Last year Drax, the owner of the 4,000 megawatt (MW) coal-fired plant in North Yorkshire, which supplies about 7% of the country's electricity, spent £11m buying CO2 emission allowances to cover its carbon pollution.
But the company has already spent £107m this year under a second phase of the European emissions trading scheme (ETS) when its allocation was reduced.
The higher cost of acquiring carbon credits helped cut pre-tax profits from £273m in the first six months of 2007 to £150m this time round and Drax admits full-year earnings will be considerably lower than before. Additional costs to the group came from the rising cost of its basic feedstock coal, which was 34% higher at £23.6 a megawatt hour.
The company, which plans to hand out £50m to shareholders in dividends despite the profit slump, is now looking to increase the amount of plant-based fuel it burns alongside coal.
The company banged the drum yesterday in favour of Britain building more coal-fired power stations despite deepening worries about climate change.
Dorothy Thompson, (below) chief executive of Drax, said the UK still needed more coal-fired generation because neither nuclear nor wind provided the kind of "variable" power that was needed for a constant supply of electricity.
"I firmly believe that long term, coal will be a key component to global energy supply," she explained .
The whole debate around coal-fired power stations has become increasingly fractious with climate campaigners protesting at the Kingsnorth site in Kent where the German-owned utility E.ON wants to build a new 1,600MW facility, with or without clean coal technology.
Thompson, whose Drax plant near Selby was the target of a similar demonstration last year, said she was convinced that "clean coal" - using carbon capture and storage - was technologically within reach. The only question remained at what price it could be done.
Despite her enthusiasm for coal, Thompson said she was looking at providing 500MW of output from a broad range of sustainable sources, up from a previous target of 400MW.
She said biomass was not as cheap as burning coal but it reduced CO2 emissions, adding: "I am confident we will earn a sufficient economic return on the investment." The technology for burning higher amounts of biomass will be ready by June 2010, later than a previous target of 2009.
The company is building a straw pellet plant in Yorkshire and considering further similar facilities, while also burning elephant grass, wood off-cuts and peanut husks.
Thompson said she would consider burning more crop-based fuels if there were not government caps on coal-fired power stations doing so. Drax has itself been looking at expanding outside of the coal arena by considering whether to buy gas-fired power stations but recently turned down the chance to buy a facility on Teesside because it was deemed too expensive.
Analysts at Deutsche Bank noted the lower financial results but said it remained positive about the future. "Drax is now facing higher prices for CO2, while receiving less free credits, following the start of phase 2 of the EU ETS. However, the outlook for Drax has improved substantially over the last 6-12 months, with higher oil prices more than offsetting the impact of higher coal prices and leading to higher forward margins for Drax," they said.
Backstory
The collapse in half-year profits at Drax, the UK's biggest single carbon polluter, is proof that the European Union's emission trading scheme (ETS) is working better. The owner of the North Yorkshire coal-fired electricity generator, run by Dorothy Thompson, pictured, saw the allocations it received under the scheme reduced, obliging it to pay more to cover its emissions.

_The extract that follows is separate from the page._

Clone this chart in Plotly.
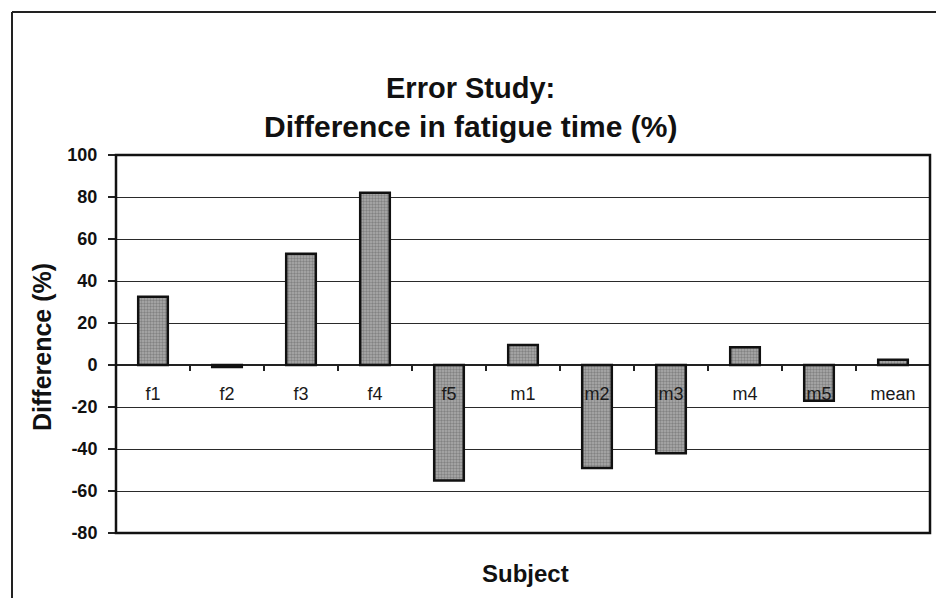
import plotly.graph_objects as go

# Subjects and their difference in fatigue time (%)
subjects = ["f1", "f2", "f3", "f4", "f5", "m1", "m2", "m3", "m4", "m5", "mean"]
difference = [32.5, -1, 53, 82, -55, 9.5, -49, -42, 8.5, -17, 2.5]

y_ticks = [-80, -60, -40, -20, 0, 20, 40, 60, 80, 100]

W, H = 936, 598
L, R, T, B = 116, 6, 155, 65
plot_w = W - L - R
plot_h = H - T - B


def px_x(px):
    return (px - L) / plot_w


def px_y(py):
    return (H - B - py) / plot_h


fig = go.Figure()
fig.add_trace(go.Bar(
    x=subjects,
    y=difference,
    marker=dict(
        color="#969696",
        line=dict(color="#111111", width=2.5),
        pattern=dict(shape=".", size=3, solidity=0.5,
                     fgcolor="#585858", bgcolor="#adadad"),
    ),
    showlegend=False,
))

zero_pos = (0 - y_ticks[0]) / (y_ticks[-1] - y_ticks[0])

fig.update_layout(
    width=W, height=H,
    margin=dict(l=L, r=R, t=T, b=B),
    paper_bgcolor="white",
    plot_bgcolor="white",
    bargap=0.6,
    font=dict(family="Arial, Liberation Sans, sans-serif", color="#111111"),
    xaxis=dict(
        anchor="free",
        position=zero_pos,
        showline=False,
        showgrid=False,
        zeroline=False,
        ticks="outside",
        tickson="boundaries",
        ticklen=5,
        tickwidth=1.5,
        tickcolor="#222222",
        ticklabelstandoff=16,
        tickfont=dict(size=18, color="#1a1a1a"),
        layer="above traces",
    ),
    yaxis=dict(
        range=[y_ticks[0], y_ticks[-1]],
        tickvals=y_ticks,
        ticktext=[str(v) for v in y_ticks],
        showgrid=True,
        gridcolor="#2a2a2a",
        gridwidth=1.2,
        zeroline=True,
        zerolinecolor="#222222",
        zerolinewidth=1.5,
        showline=False,
        ticks="outside",
        ticklen=7,
        tickwidth=1.5,
        tickcolor="#222222",
        ticklabelstandoff=7,
        tickfont=dict(size=18, color="#111111", weight="bold"),
    ),
    shapes=[
        # plot-area frame
        dict(type="rect", xref="paper", yref="paper", x0=0, x1=1, y0=0, y1=1,
             line=dict(color="#111111", width=2.5), layer="above"),
        # outer chart border (left and top)
        dict(type="line", xref="paper", yref="paper",
             x0=px_x(12), x1=px_x(12), y0=px_y(12), y1=px_y(600),
             line=dict(color="#222222", width=2)),
        dict(type="line", xref="paper", yref="paper",
             x0=px_x(12), x1=px_x(940), y0=px_y(12), y1=px_y(12),
             line=dict(color="#222222", width=2)),
    ],
    annotations=[
        dict(text="<b>Error Study:</b>", xref="paper", yref="paper",
             x=px_x(470), y=px_y(88), xanchor="center", yanchor="middle",
             showarrow=False, font=dict(size=29, color="#111111")),
        dict(text="<b>Difference in fatigue time (%)</b>", xref="paper", yref="paper",
             x=px_x(470), y=px_y(127), xanchor="center", yanchor="middle",
             showarrow=False, font=dict(size=30, color="#111111")),
        dict(text="<b>Difference (%)</b>", xref="paper", yref="paper",
             x=px_x(42), y=px_y(347), xanchor="center", yanchor="middle",
             textangle=-90, showarrow=False, font=dict(size=25, color="#111111")),
        dict(text="<b>Subject</b>", xref="paper", yref="paper",
             x=px_x(525), y=px_y(573), xanchor="center", yanchor="middle",
             showarrow=False, font=dict(size=24, color="#111111")),
    ],
)

fig.write_html("out.html")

A second phase of the ETS came into force at the start of the year, three years after the first - much criticised - phase got under way. It was widely deemed to have been far too lenient.
Installations in the energy and industrial sectors obtain a ration of free allowances and must buy any more they need on the open market, where the price of carbon has been rising. The current scheme, which runs till 2012, still covers only half of all EU emissions of CO2.